Recent High Court Ruling May Impact Private Cost Recovery Litigation

January 16, 2008
by MEREDITH DuBARRY HUSTON
Client Alert Newsletter Forecast 2008

In its June 2007 decision in United States v. Atlantic Research Corp., the U.S. Supreme Court held that a party that has engaged in a voluntary cleanup of a contaminated site may recover costs from other potentially responsible parties ("PRPs") under Section 107(a) of the Comprehensive Environmental Response, Compensation and Liability Act ("CERCLA"), providing a separate remedy from Section 113(f), which grants a PRP the right to seek contribution from other parties only where it has been compelled to pay (by court judgment or government settlement) more than its fair share of a joint liability. The decision restores incentives for PRPs to clean up polluted sites even when the government has not yet required them to do so, and may prompt an increase in the filing of private cost recovery actions. Parties that have performed cleanups should now consider evaluating whether they might have worthwhile claims against other PRPs, including the United States; parties that have been sued for cleanup should consider possible contribution counterclaims; and parties entering into settlements should document that the settlement is voluntary.

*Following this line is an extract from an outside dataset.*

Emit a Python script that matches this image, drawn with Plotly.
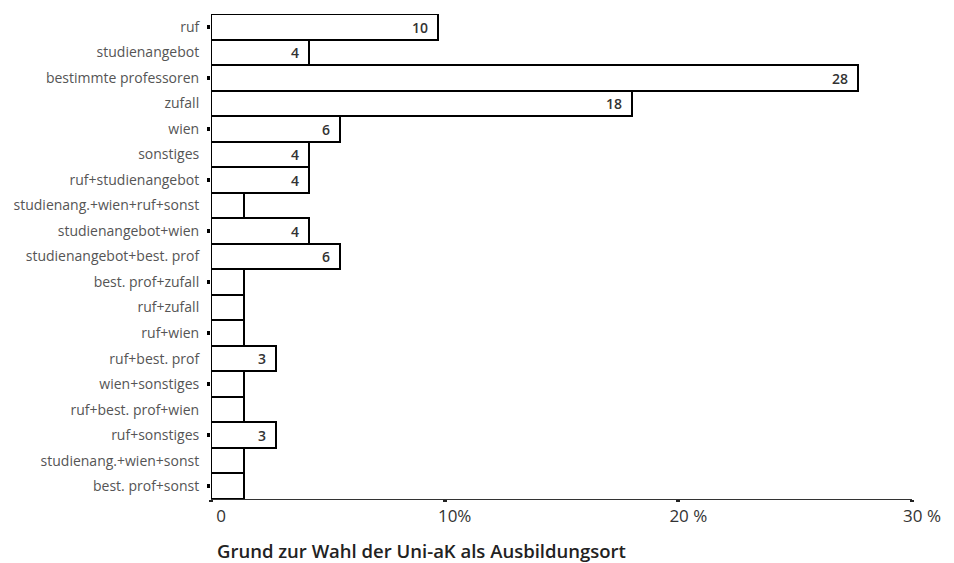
import plotly.graph_objects as go

categories = [
    "ruf", "studienangebot", "bestimmte professoren", "zufall", "wien",
    "sonstiges", "ruf+studienangebot", "studienang.+wien+ruf+sonst",
    "studienangebot+wien", "studienangebot+best. prof", "best. prof+zufall",
    "ruf+zufall", "ruf+wien", "ruf+best. prof", "wien+sonstiges",
    "ruf+best. prof+wien", "ruf+sonstiges", "studienang.+wien+sonst",
    "best. prof+sonst",
]
# bar length (percent scale)
share_pct = [9.7, 4.2, 27.7, 18.0, 5.5, 4.2, 4.2, 1.4, 4.2, 5.5,
             1.4, 1.4, 1.4, 2.8, 1.4, 1.4, 2.8, 1.4, 1.4]
# counts printed in the bars
counts = [10, 4, 28, 18, 6, 4, 4, 1, 4, 6, 1, 1, 1, 3, 1, 1, 3, 1, 1]

x_tickvals = [0, 10, 20, 30]
x_ticktext = ["0", "10%", "20 %", "30 %"]
x_title = "Grund zur Wahl der Uni-aK als Ausbildungsort"

bar_text = [str(c) if c > 1 else "" for c in counts]
tick_cats = categories[::2]

FONT = "Open Sans"

fig = go.Figure()
fig.add_trace(go.Bar(
    x=share_pct, y=categories, orientation="h",
    marker=dict(color="white", line=dict(color="black", width=2)),
    text=bar_text, texttemplate="%{text}\u2002",
    textposition="inside", insidetextanchor="end",
    textfont=dict(family=FONT, size=14, color="#333333", weight=600),
    textangle=0, constraintext="none",
    hoverinfo="skip", showlegend=False,
))
fig.add_trace(go.Scatter(
    x=share_pct, y=categories, yaxis="y2", mode="markers",
    marker=dict(opacity=0), hoverinfo="skip", showlegend=False,
))

# the page body adds an 8px offset, so the figure is 8px smaller
fig.update_layout(
    width=946, height=555,
    margin=dict(l=199, r=42, t=6, b=64),
    paper_bgcolor="white", plot_bgcolor="white",
    bargap=0,
    xaxis=dict(
        range=[0, 30], tickvals=x_tickvals, ticktext=x_ticktext,
        ticks="outside", ticklen=2, tickwidth=4, tickcolor="#222222",
        showline=True, linecolor="#333333", linewidth=1,
        showgrid=False, zeroline=False,
        tickfont=dict(family=FONT, size=17, color="#333333"),
        ticklabelshift=10,
    ),
    yaxis=dict(
        type="category", categoryorder="array", categoryarray=categories,
        range=[18.5, -0.5],
        ticks="outside", ticklen=8, tickcolor="rgba(0,0,0,0)",
        showline=False, showgrid=False, zeroline=False,
        tickfont=dict(family=FONT, size=14, color="#555555"),
    ),
    yaxis2=dict(
        type="category", categoryorder="array", categoryarray=categories,
        range=[18.5, -0.5], overlaying="y", side="left",
        tickvals=tick_cats, ticks="outside", ticklen=3, tickwidth=4,
        tickcolor="black", showticklabels=False,
        showline=False, showgrid=False, zeroline=False,
    ),
    annotations=[dict(
        text=x_title, xref="paper", yref="paper", x=0, y=0,
        xanchor="left", yanchor="top", xshift=4, yshift=-37,
        showarrow=False,
        font=dict(family=FONT, size=18.5, color="#222222", weight=600),
    )],
)

fig.write_html("out.html")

Although Atlantic Research resolved the substantial uncertainty on the viability of claims for recovery of voluntary cleanup costs, the decision left open other issues. These include whether cleanup costs incurred by a PRP pursuant to a consent decree following an EPA administrative enforcement action are recoverable under Section 107(a), Section 113(f), or both; whether a PRP who has agreed to perform a response action under a federal or state agency consent order can bring an action under Section 107(a); and whether parties that have settled their cleanup liability with the government in exchange for "contribution protection" can be exposed to cost recovery actions brought by other PRPs under Section 107(a). These issues will surely prompt further litigation in 2008 and beyond.